While it is not even yet possible to fit the Quest with the hardware in it to accomplish real-time raytracing, if it were, the cost of the headset would be well over $2000 and that would become the barrier to outfitting a room full of people with what is needed to reach the pinnacle of what we are after here, Our goals are the same after all.
Yes, we have experimented with IrisVR, Insite, TheWild etc. They all can work natively on the Quest, and they all have the same visual fidelity issue due to the resources on the Quest being inadequate. Strip an Enscape file down to what would run on the Quest natively and we are going to be in a similar situation, but Enscape does not have the collaboration features that the other products have.

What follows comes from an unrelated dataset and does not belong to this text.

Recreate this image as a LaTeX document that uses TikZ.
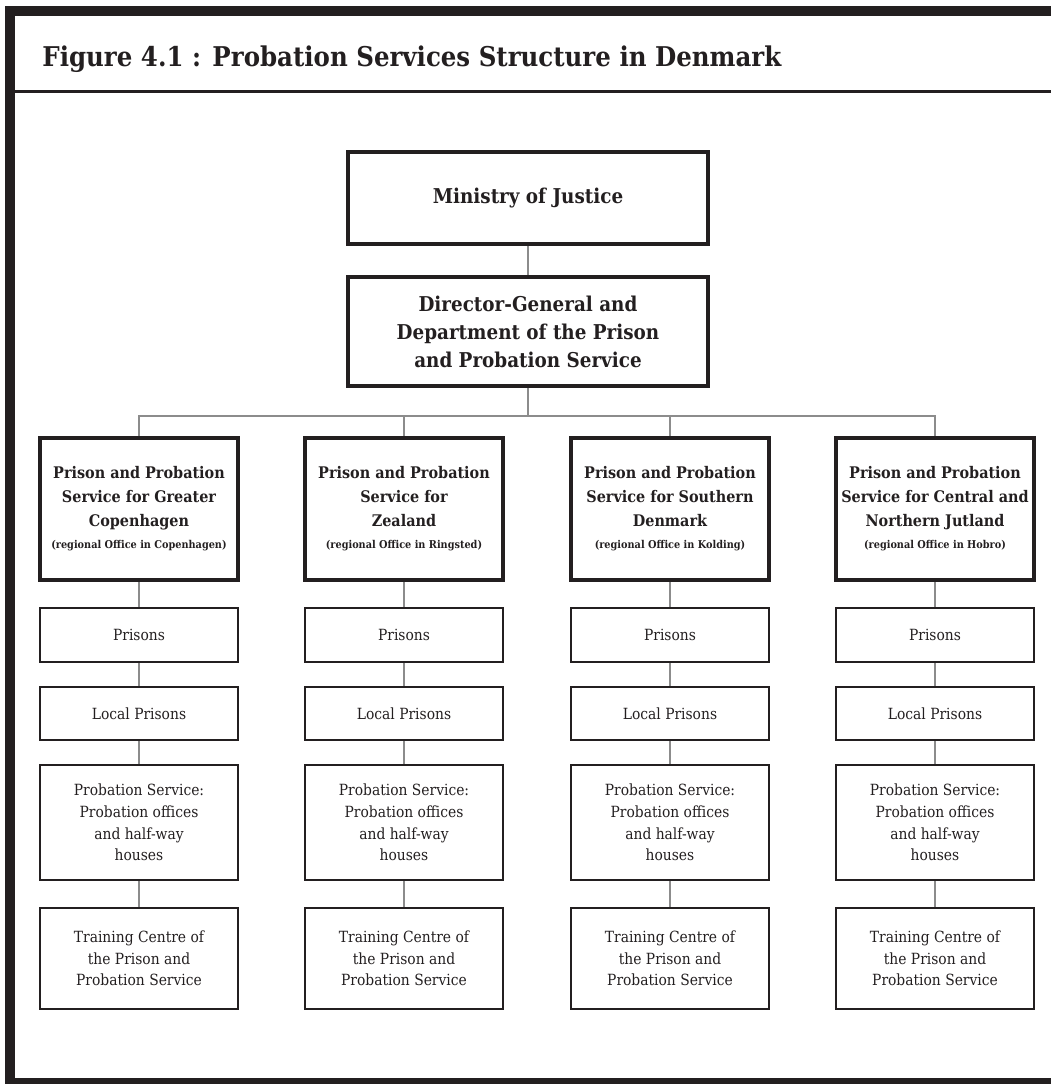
\documentclass[tikz,border=0pt]{standalone}
\usepackage{fontspec}
\setmainfont{DejaVu Serif}[FakeStretch=0.9]
\definecolor{ink}{HTML}{231F20}
\definecolor{wire}{HTML}{8C8C8C}

\begin{document}
\begin{tikzpicture}[x=0.5pt,y=-0.5pt]
	\useasboundingbox (0,0) rectangle (1051,1084);
	\tikzstyle{top}=[draw=ink,line width=2pt,text=ink,align=center,minimum width=180pt,font=\bfseries\fontsize{10.2}{14}\selectfont];
	\tikzstyle{region}=[draw=ink,line width=2pt,text=ink,align=center,minimum width=99pt,minimum height=71pt,inner xsep=2pt,font=\bfseries\fontsize{8}{12}\selectfont];
	\tikzstyle{unit}=[draw=ink,line width=1.3pt,text=ink,align=center,minimum width=99pt,font=\fontsize{7.7}{10.8}\selectfont];
	\tikzstyle{link}=[draw=wire,line width=1pt];
	\newcommand{\office}[1]{\\[-1pt]{\fontsize{5.4}{8}\selectfont (regional Office in #1)}}

	% frame and heading
	\fill[ink] (5,6) rectangle (1051,16);
	\fill[ink] (5,6) rectangle (15,1084);
	\fill[ink] (5,1078) rectangle (1051,1084);
	\draw[ink,line width=1.5pt] (15,91) -- (1051,91);
	\path (42,66) node [anchor=base west,inner sep=0pt,text=ink,font=\bfseries\fontsize{13.6}{16}\selectfont] (title) {Figure 4.1 : Probation Services Structure in Denmark};

	\path (528,198  ) node [top,minimum height=46pt]   (moj) {Ministry of Justice};
	\path (528,331.5) node [top,minimum height=54.5pt] (dg)  {Director-General and\\Department of the Prison\\and Probation Service};

	\path (139,509) node [region] (reg1) {Prison and Probation\\Service for Greater\\Copenhagen\office{Copenhagen}};
	\path (404,509) node [region] (reg2) {Prison and Probation\\Service for\\Zealand\office{Ringsted}};
	\path (670,509) node [region] (reg3) {Prison and Probation\\Service for Southern\\Denmark\office{Kolding}};
	\path (935,509) node [region] (reg4) {Prison and Probation\\Service for Central and\\Northern Jutland\office{Hobro}};

	\path (139,635  ) node [unit,minimum height=27pt]   (pri1) {Prisons};
	\path (404,635  ) node [unit,minimum height=27pt]   (pri2) {Prisons};
	\path (670,635  ) node [unit,minimum height=27pt]   (pri3) {Prisons};
	\path (935,635  ) node [unit,minimum height=27pt]   (pri4) {Prisons};
	\path (139,713.5) node [unit,minimum height=26.5pt] (loc1) {Local Prisons};
	\path (404,713.5) node [unit,minimum height=26.5pt] (loc2) {Local Prisons};
	\path (670,713.5) node [unit,minimum height=26.5pt] (loc3) {Local Prisons};
	\path (935,713.5) node [unit,minimum height=26.5pt] (loc4) {Local Prisons};
	\path (139,822.5) node [unit,minimum height=57.5pt] (pro1) {Probation Service:\\Probation offices\\and half-way\\houses};
	\path (404,822.5) node [unit,minimum height=57.5pt] (pro2) {Probation Service:\\Probation offices\\and half-way\\houses};
	\path (670,822.5) node [unit,minimum height=57.5pt] (pro3) {Probation Service:\\Probation offices\\and half-way\\houses};
	\path (935,822.5) node [unit,minimum height=57.5pt] (pro4) {Probation Service:\\Probation offices\\and half-way\\houses};
	\path (139,958.5) node [unit,minimum height=50.5pt] (trc1) {Training Centre of\\the Prison and\\Probation Service};
	\path (404,958.5) node [unit,minimum height=50.5pt] (trc2) {Training Centre of\\the Prison and\\Probation Service};
	\path (670,958.5) node [unit,minimum height=50.5pt] (trc3) {Training Centre of\\the Prison and\\Probation Service};
	\path (935,958.5) node [unit,minimum height=50.5pt] (trc4) {Training Centre of\\the Prison and\\Probation Service};

	\draw[link] (moj) -- (dg);
	\draw[link] (dg.south) -- ++(0,28) -| (reg1.north);
	\draw[link] (dg.south) -- ++(0,28) -| (reg2.north);
	\draw[link] (dg.south) -- ++(0,28) -| (reg3.north);
	\draw[link] (dg.south) -- ++(0,28) -| (reg4.north);
	\draw[link] (reg1) -- (pri1) (pri1) -- (loc1) (loc1) -- (pro1) (pro1) -- (trc1);
	\draw[link] (reg2) -- (pri2) (pri2) -- (loc2) (loc2) -- (pro2) (pro2) -- (trc2);
	\draw[link] (reg3) -- (pri3) (pri3) -- (loc3) (loc3) -- (pro3) (pro3) -- (trc3);
	\draw[link] (reg4) -- (pri4) (pri4) -- (loc4) (loc4) -- (pro4) (pro4) -- (trc4);
\end{tikzpicture}
\end{document}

VR Chat is probably the best bet for everything you are after today, but the application comes with an unprofessional slant, and a lot of work optimizing scenes through Unity.
Consider this option, there is a cloud compute offering available today that gives access to a remote PC that is outfitted with a GTX 1080. In theory, similar steps as outlined above can work with this cloud PC as well, and the service to access the cloud PC is $12-$15 per month, with new higher-spec offerings coming soon. Enscape supporting multi-user collaboration is now the only hurdle in achieving what is desired if you have the capability to do the above steps as we would be able to provide a client a login for the cloud PC to view the VR from their home/office utilizing only an Oculus Quest and a good internet connection.

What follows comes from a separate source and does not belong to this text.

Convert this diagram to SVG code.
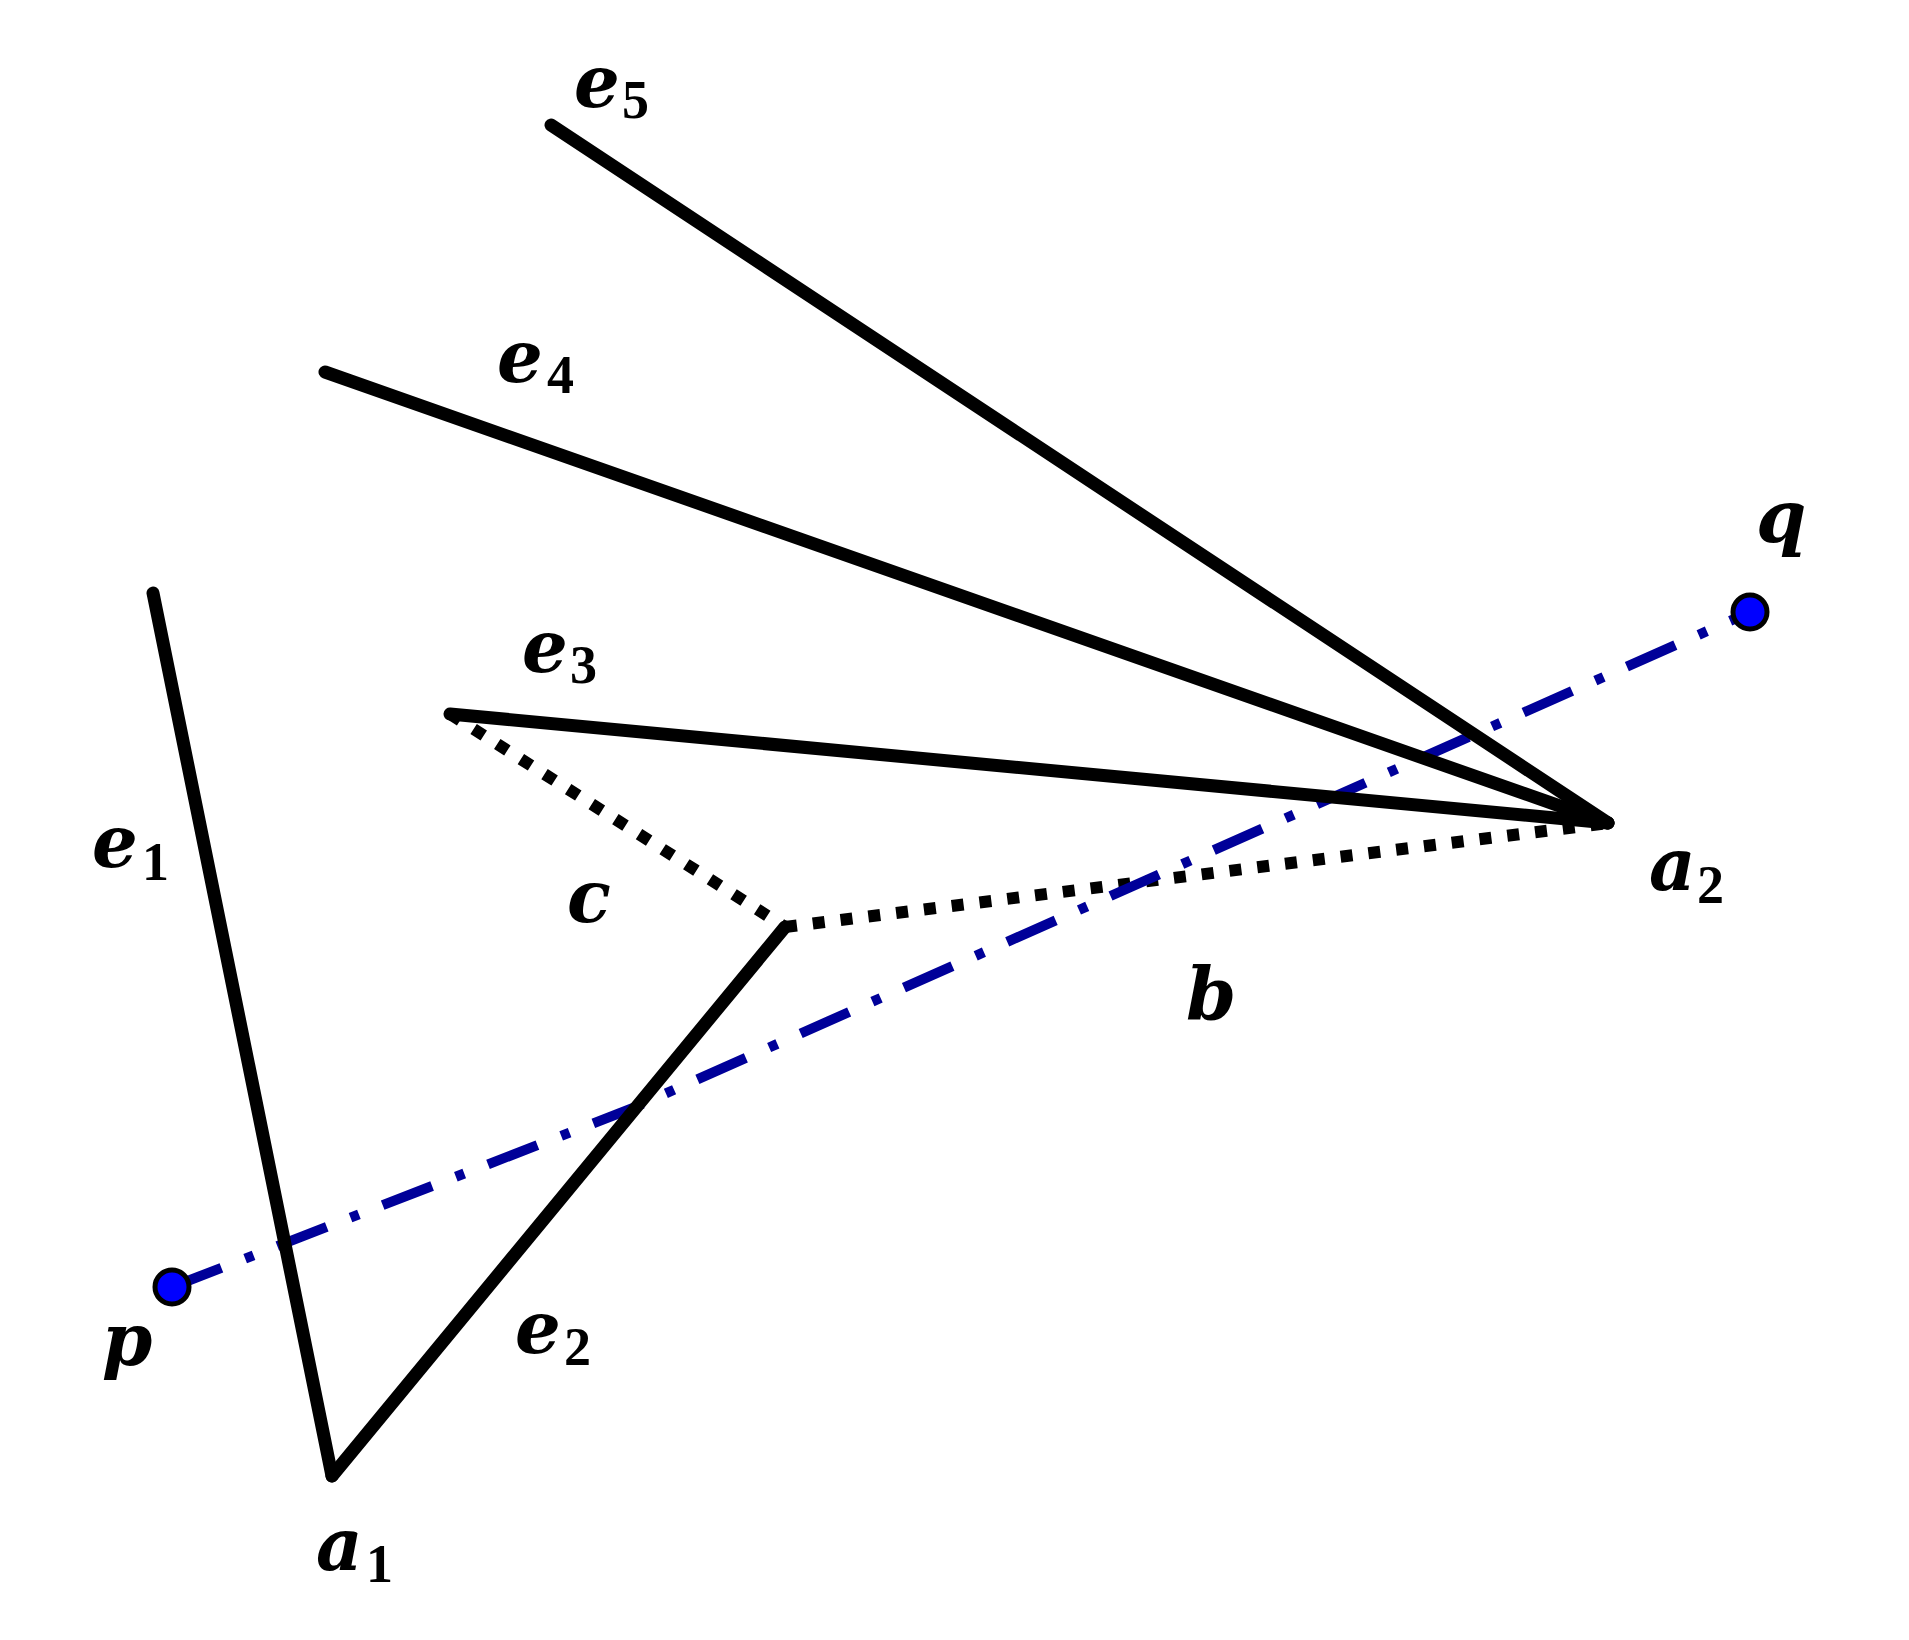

This wireless VR setup today is just a stepping stone to get to the ultimate goal. We have overcome some of the "wait your turn" issue by mirroring the VR participant's view to a large screen or projector in the same environment. It is not ideal, but it is what we have today, and our clients are finding it useful in sparking discussions that would otherwise not occur. The pandemic is another factor making it impossible to continue using Enscape to collaborate in that sort of environment, but we have the scenes set up for Enscape already so we have been rendering to 360 and the clients are using these during zoom meetings effectively.